Hi, I stored genomic DNA extracted from human saliva in 10mM Tris(pH8.0) at -20C for<1month. Today I thaw it, and test concentration again by nanodrop, and find that the concentration drop more than half (eg. drop from ~500ng/ul to ~200ng/ul).
I wonder what cause it drop so fast? May it be endonuclease contamination? If so, I think the cleaved DNA should still show absorb at 260nm.
May it because DNA attached to tubes? I use polypropylene tubes.
Please give me some suggestions. Thanks a lot!
DNA lost dramatically during storage
Started by joy123, Sep 20 2012 01:51 PM
5 replies to this topic
#1
Posted 20 September 2012 - 01:51 PM
#2
Posted 20 September 2012 - 02:39 PM
try mixing or vortexing and read absorbance again. maybe it precipitated. what is your blank?
#3
Posted 20 September 2012 - 04:44 PM
I'd strongly recommend storing your DNA in TE rather than in Tris buffer.
#4
Posted 21 September 2012 - 06:11 AM
Curtis, on 20 September 2012 - 02:39 PM, said:
try mixing or vortexing and read absorbance again. maybe it precipitated. what is your blank?

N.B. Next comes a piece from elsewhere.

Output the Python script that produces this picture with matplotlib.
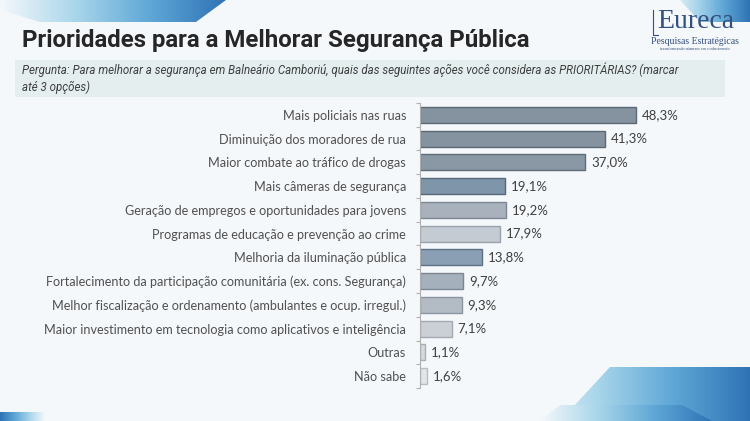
import numpy as np
import matplotlib.pyplot as plt
from matplotlib.patches import Polygon, Rectangle
from matplotlib.colors import LinearSegmentedColormap

# Dados
categorias = [
    'Mais policiais nas ruas',
    'Diminuição dos moradores de rua',
    'Maior combate ao tráfico de drogas',
    'Mais câmeras de segurança',
    'Geração de empregos e oportunidades para jovens',
    'Programas de educação e prevenção ao crime',
    'Melhoria da iluminação pública',
    'Fortalecimento da participação comunitária (ex. cons. Segurança)',
    'Melhor fiscalização e ordenamento (ambulantes e ocup. irregul.)',
    'Maior investimento em tecnologia como aplicativos e inteligência',
    'Outras',
    'Não sabe',
]
valores = [48.3, 41.3, 37.0, 19.1, 19.2, 17.9, 13.8, 9.7, 9.3, 7.1, 1.1, 1.6]
rotulos = ['48,3%', '41,3%', '37,0%', '19,1%', '19,2%', '17,9%',
           '13,8%', '9,7%', '9,3%', '7,1%', '1,1%', '1,6%']

cores = ['#8593a0', '#8593a0', '#8a98a6', '#7f96aa', '#a9b2bc', '#c5cbd2',
         '#8a9fb3', '#a5b0bd', '#b3bbc5', '#cbd0d6', '#d5d8dc', '#e3e5e8']
bordas = ['#5c6873', '#5c6873', '#5f6b77', '#56697b', '#7e8893', '#9aa2ab',
          '#5d7186', '#7c8794', '#8b94a0', '#a2a9b1', '#a9aeb4', '#b9bdc2']

W, H = 750, 421
fig = plt.figure(figsize=(7.5, 4.21), dpi=100)
fig.patch.set_facecolor('#f5f8fb')

# camada de fundo (coordenadas em pixels, y para baixo)
bg = fig.add_axes([0, 0, 1, 1], zorder=0)
bg.set_xlim(0, W)
bg.set_ylim(H, 0)
bg.axis('off')

azul = LinearSegmentedColormap.from_list('azul', ['#f5f8fb', '#a9d6ea', '#5fa7d6', '#2f73b5'])


def forma_gradiente(pts, x0, x1, y0, y1, inverter=False):
    grad = np.linspace(0, 1, 256)
    if inverter:
        grad = grad[::-1]
    img = bg.imshow(np.vstack([grad, grad]), cmap=azul, aspect='auto',
                    extent=(x0, x1, y1, y0), zorder=1)
    poly = Polygon(pts, closed=True, facecolor='none', edgecolor='none')
    bg.add_patch(poly)
    img.set_clip_path(poly)


forma_gradiente([(0, 0), (226, 0), (196, 22), (40, 22), (0, 10)], 0, 226, 0, 22)
forma_gradiente([(680, 0), (750, 0), (750, 22), (700, 22)], 670, 750, 0, 22)
forma_gradiente([(610, 367), (750, 367), (750, 421), (560, 421)], 520, 750, 367, 421)
forma_gradiente([(560, 405), (682, 405), (712, 421), (540, 421)], 540, 712, 405, 421)
forma_gradiente([(0, 412), (45, 412), (45, 421), (0, 421)], 0, 45, 412, 421, inverter=True)

# caixa da pergunta
bg.add_patch(Rectangle((15, 60), 710, 37, facecolor='#e4eeef', edgecolor='none', zorder=2))

bg.text(22, 41, 'Prioridades para a Melhorar Segurança Pública', fontsize=17.3,
        fontweight='bold', family='Roboto', color='#262626', va='center', zorder=3)
bg.text(22, 78, 'Pergunta: Para melhorar a segurança em Balneário Camboriú, quais das seguintes '
        'ações você considera as PRIORITÁRIAS? (marcar\naté 3 opções)',
        fontsize=8.3, style='italic', family='Roboto', color='#3f3f3f',
        va='center', linespacing=1.35, zorder=3)

# logotipo
bg.text(696, 22, 'Eureca', fontsize=20, family='Liberation Serif', color='#34507e',
        ha='center', va='center', zorder=3)
bg.plot([653, 653, 658], [10, 35, 35], color='#34507e', lw=0.8, zorder=3)
bg.text(695, 42, 'Pesquisas Estratégicas', fontsize=7, family='Liberation Serif',
        color='#34507e', ha='center', va='center', zorder=3)
bg.text(695, 49, 'transformando números em conhecimento', fontsize=3,
        family='Liberation Serif', color='#34507e', ha='center', va='center', zorder=3)

# gráfico de barras
ax = fig.add_axes([420 / W, 1 - 388 / H, 280 / W, 285 / H], zorder=2)
ax.set_facecolor('none')
y = np.arange(len(categorias))
ax.barh(y, valores, height=0.68, color=cores, edgecolor=bordas, linewidth=1.0)
for yi, v, r in zip(y, valores, rotulos):
    ax.text(v + 1.3, yi, r, va='center', ha='left', fontsize=9.5,
            family='Lato', color='#3f3f3f')

ax.set_xlim(0, 62.6)
ax.set_ylim(len(categorias) - 0.5, -0.5)
ax.set_yticks(y)
ax.set_yticklabels(categorias, fontsize=9.1, family='Lato', color='#505050')
ax.set_yticks(np.arange(-0.5, len(categorias)), minor=True)
ax.tick_params(axis='y', which='major', length=0, pad=10)
ax.tick_params(axis='y', which='minor', length=3, color='#b0b0b0', width=0.8)
ax.set_xticks([])
for s in ['top', 'right', 'bottom']:
    ax.spines[s].set_visible(False)
ax.spines['left'].set_color('#b0b0b0')
ax.spines['left'].set_linewidth(0.8)

fig.savefig('out.png', dpi=100, facecolor=fig.get_facecolor())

Thanks! I blanked with Tris, which I used to resolve DNA.
As my samples are genomic DNA, will it get sheared if I vortex it? I did mixed with finger flip though.
#6
Posted 21 September 2012 - 07:47 AM
Yes, in sufficiently large amounts, it will chelate the magnesium from your buffers. But usually the fraction of a PCR reaction that is template DNA is 1-2%, so the effect of 1 mM EDTA in the template DNA sample on the 1-2 mM magnesium concentration of a typical PCR buffer is tiny. It's much more important that the DNA is really still there.